President Vladimir Putin said the plans were a threat to Russia’s national security. General Nikolai Solovtsov, head of Russia’s Strategic (Rocket) Forces (i.e., nuclear missiles), said, “So far we have seen nothing being done, only intentions being talked about. But should the Polish and Czech governments decide [to host the U.S. missile shield], the strategic missile forces will be capable of having these installations as their targets if a relevant political decision were made” (Reuters).
A spokesman for NATO referred to the general’s statement as “out of date and uncalled for.”
General Solovtsov also said that Russia’s resurgent military-industrial complex, which has undergone years of re-investment under President Putin, was capable of any task, including producing an arsenal of new missiles able to penetrate any U.S. missile defense umbrella.

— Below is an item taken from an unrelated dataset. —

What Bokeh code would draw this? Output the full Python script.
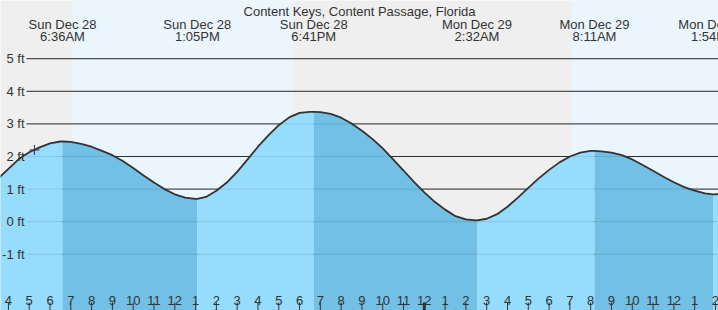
from bokeh.plotting import figure
from bokeh.models import Range1d
from bokeh.core.properties import value
from bokeh.embed import file_html
from bokeh.resources import INLINE

# ---------------- data (hours counted from Sun Dec 28 00:00) ----------------
title = "Content Keys, Content Passage, Florida"

curve_hours = [3.5, 4.0, 4.5, 5.0, 5.5, 6.0, 6.5, 7.0, 7.5, 8.0, 8.5, 9.0, 9.5, 10.0,
               10.5, 11.0, 11.5, 12.0, 12.5, 13.0, 13.5, 14.0, 14.5, 15.0, 15.5, 16.0,
               16.5, 17.0, 17.5, 18.0, 18.5, 19.0, 19.5, 20.0, 20.5, 21.0, 21.5, 22.0,
               22.5, 23.0, 23.5, 24.0, 24.5, 25.0, 25.5, 26.0, 26.5, 27.0, 27.5, 28.0,
               28.5, 29.0, 29.5, 30.0, 30.5, 31.0, 31.5, 32.0, 32.5, 33.0, 33.5, 34.0,
               34.5, 35.0, 35.5, 36.0, 36.5, 37.0, 37.5, 38.0, 38.5]
curve_ft = [1.32, 1.62, 1.92, 2.13, 2.28, 2.40, 2.46, 2.45, 2.39, 2.30, 2.17, 2.04, 1.86, 1.65,
            1.42, 1.20, 1.00, 0.84, 0.74, 0.70, 0.76, 0.95, 1.20, 1.53, 1.91, 2.30,
            2.65, 2.96, 3.20, 3.34, 3.37, 3.36, 3.31, 3.19, 3.01, 2.79, 2.54, 2.25,
            1.91, 1.57, 1.22, 0.90, 0.61, 0.37, 0.17, 0.07, 0.04, 0.09, 0.23, 0.46,
            0.74, 1.04, 1.33, 1.59, 1.82, 2.00, 2.12, 2.17, 2.16, 2.12, 2.04, 1.91,
            1.74, 1.56, 1.38, 1.21, 1.06, 0.95, 0.87, 0.84, 0.88]

event_hours = [6.6, 13.083, 18.683, 26.533, 32.183, 37.9]
event_ft = [2.46, 0.70, 3.37, 0.04, 2.17, 0.84]
event_kind = ["high", "low", "high", "low", "high", "low"]
event_day = ["Sun Dec 28", "Sun Dec 28", "Sun Dec 28", "Mon Dec 29", "Mon Dec 29", "Mon Dec 29"]
event_time = ["6:36AM", "1:05PM", "6:41PM", "2:32AM", "8:11AM", "1:54PM"]

sunrise_hours = [7.08, 31.08]
sunset_hours = [17.71, 41.73]

now_hour = 5.25
now_ft = 2.20

level_ft = [5, 4, 3, 2, 1, 0, -1]
level_labels = ["5 ft", "4 ft", "3 ft", "2 ft", "1 ft", "0 ft", "-1 ft"]

tick_hours = list(range(4, 39))
tick_labels = ["4", "5", "6", "7", "8", "9", "10", "11", "12", "1", "2", "3", "4", "5", "6",
               "7", "8", "9", "10", "11", "12", "1", "2", "3", "4", "5", "6", "7", "8", "9",
               "10", "11", "12", "1", "2"]
midnight_hours = [24]

# ---------------- layout ----------------
W, H = 718, 310
X0, X1 = 3.619, 38.146
Y0, Y1 = -2.724, 6.785


def dx(px):
    return X0 + px * (X1 - X0) / W


def dy(px):
    return Y1 - px * (Y1 - Y0) / H


FONT = value("Liberation Sans")
TXT = "#333333"
LIGHT = "#96dcfd"
DARK = "#72c0e5"

p = figure(width=W, height=H, x_range=Range1d(X0, X1), y_range=Range1d(Y0, Y1),
           output_backend="svg", toolbar_location=None,
           x_axis_location=None, y_axis_location=None, min_border=0)
p.xgrid.visible = False
p.ygrid.visible = False
p.outline_line_color = None
p.background_fill_color = "#efefef"
p.border_fill_color = "#efefef"

# daylight
p.quad(left=sunrise_hours, right=sunset_hours, bottom=Y0 - 5, top=Y1 + 5,
       fill_color="#ebf5fe", line_color=None)

# grid lines (dark, behind the water)
p.segment(x0=[dx(26)] * len(level_ft), x1=[X1 + 1] * len(level_ft),
          y0=level_ft, y1=level_ft, line_color="#333333", line_width=1)

# merged curve
pts = sorted(zip(curve_hours + event_hours, curve_ft + event_ft))
ts = [a for a, b in pts]
hs = [b for a, b in pts]

bounds = [ts[0]] + event_hours + [ts[-1]]
kinds = ["low"] + event_kind
for i in range(len(bounds) - 1):
    a, b = bounds[i], bounds[i + 1]
    seg_t = [t for t in ts if a <= t <= b]
    seg_h = [h for t, h in zip(ts, hs) if a <= t <= b]
    col = DARK if kinds[i] == "high" else LIGHT
    p.varea(x=seg_t, y1=[Y0 - 1] * len(seg_t), y2=seg_h, fill_color=col)

# faint grid lines over the water
p.segment(x0=[dx(26)] * len(level_ft), x1=[X1 + 1] * len(level_ft),
          y0=level_ft, y1=level_ft, line_color="#000000", line_alpha=0.1, line_width=1)

p.line(ts, hs, line_color="#333333", line_width=1.8)

p.scatter(x=[now_hour], y=[now_ft], marker="cross", size=10,
          line_color="#333333", line_width=1)

# texts
p.text(x=[dx(W / 2)], y=[dy(11)], text=[title], text_align="center",
       text_baseline="alphabetic", text_font=FONT, text_font_size="13px", text_color=TXT)
p.text(x=event_hours, y=[dy(24.3)] * len(event_hours), text=event_day, text_align="center",
       text_baseline="alphabetic", text_font=FONT, text_font_size="13px", text_color=TXT)
p.text(x=event_hours, y=[dy(36)] * len(event_hours), text=event_time, text_align="center",
       text_baseline="alphabetic", text_font=FONT, text_font_size="13px", text_color=TXT)
p.text(x=[dx(24)] * len(level_ft), y=level_ft, text=level_labels, text_align="right",
       text_baseline="middle", text_font=FONT, text_font_size="13px", text_color=TXT)

# hour ticks
p.segment(x0=tick_hours, x1=tick_hours, y0=[dy(302)] * len(tick_hours),
          y1=[Y0 - 1] * len(tick_hours), line_color="#333333", line_width=1)
p.segment(x0=midnight_hours, x1=midnight_hours, y0=[dy(302)], y1=[Y0 - 1],
          line_color="#333333", line_width=3)
p.text(x=tick_hours, y=[dy(300)] * len(tick_hours), text=tick_labels, text_align="center",
       text_baseline="alphabetic", text_font=FONT, text_font_size="13px", text_color=TXT)

open("out.html", "w").write(file_html(p, INLINE))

“Russia is ready for any scenario now,” he said, reiterating several times during the news conference that the military would strictly follow political direction (Reuters).

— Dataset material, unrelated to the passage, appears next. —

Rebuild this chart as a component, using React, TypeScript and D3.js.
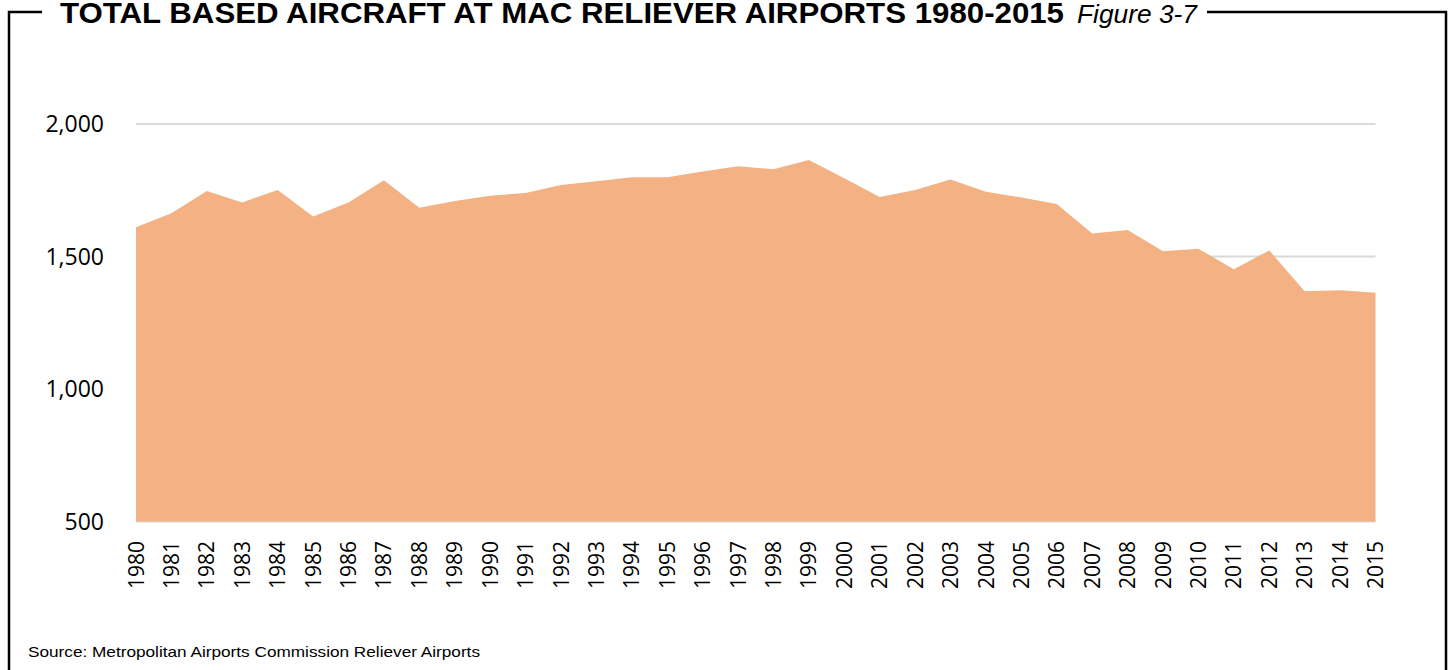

When asked about a new arms race, the general said, “During the Cold War we competed by boosting the number of missiles, launching pads. I do not think we will go again along this path. We can now solve the task through quality of weapons, rather than through their quantity” (Reuters).
On the following day, the Czech Foreign Minister said, “We have quite an experience with Russians. You have to make clear to them you won’t succumb to blackmail. Once you give in to blackmail, there’s no going back. We have to be strong” (Reuters).
Czech Prime Minister Mirek Topolanek had indicated earlier that both his country and Poland were “likely to give a positive answer” to Washington’s request for bases in these two nations.
Later in the week, U.S. Secretary of State Condoleezza Rice, in Berlin for talks with Germany’s foreign minister, insisted that the planned missile defense installations were meant to deal with threats from Iran and similar “rogue states,” and that Poland and the Czech Republic were independent nations that could make their own decisions.
Secretary Rice, very knowledgeable regarding missile technology, also said, “Anyone who knows anything about this will tell you there is no way that 10 interceptors in Poland and a radar site in the Czech Republic are a threat to Russia, that they are somehow going to diminish Russia’s deterrent of thousands of warheads” (AFP).
The situation illustrates that (1) U.S.-Russian tensions will continue to rise, particularly as Russia increases its rhetoric against NATO’s eastward expansion and as America intensifies pressure on Russia’s ally Iran; and (2) Europe remains strategically divided, with Germany and France seeking closer ties to Russia, while Poland, the Czech Republic and some others in Eastern Europe seek an ally in the U.S.
Circumstances, however, will provide an opportunity for most of Europe to truly unite under the leadership of one strong individual—an alliance that will, at least at first, also ally closely with Russia.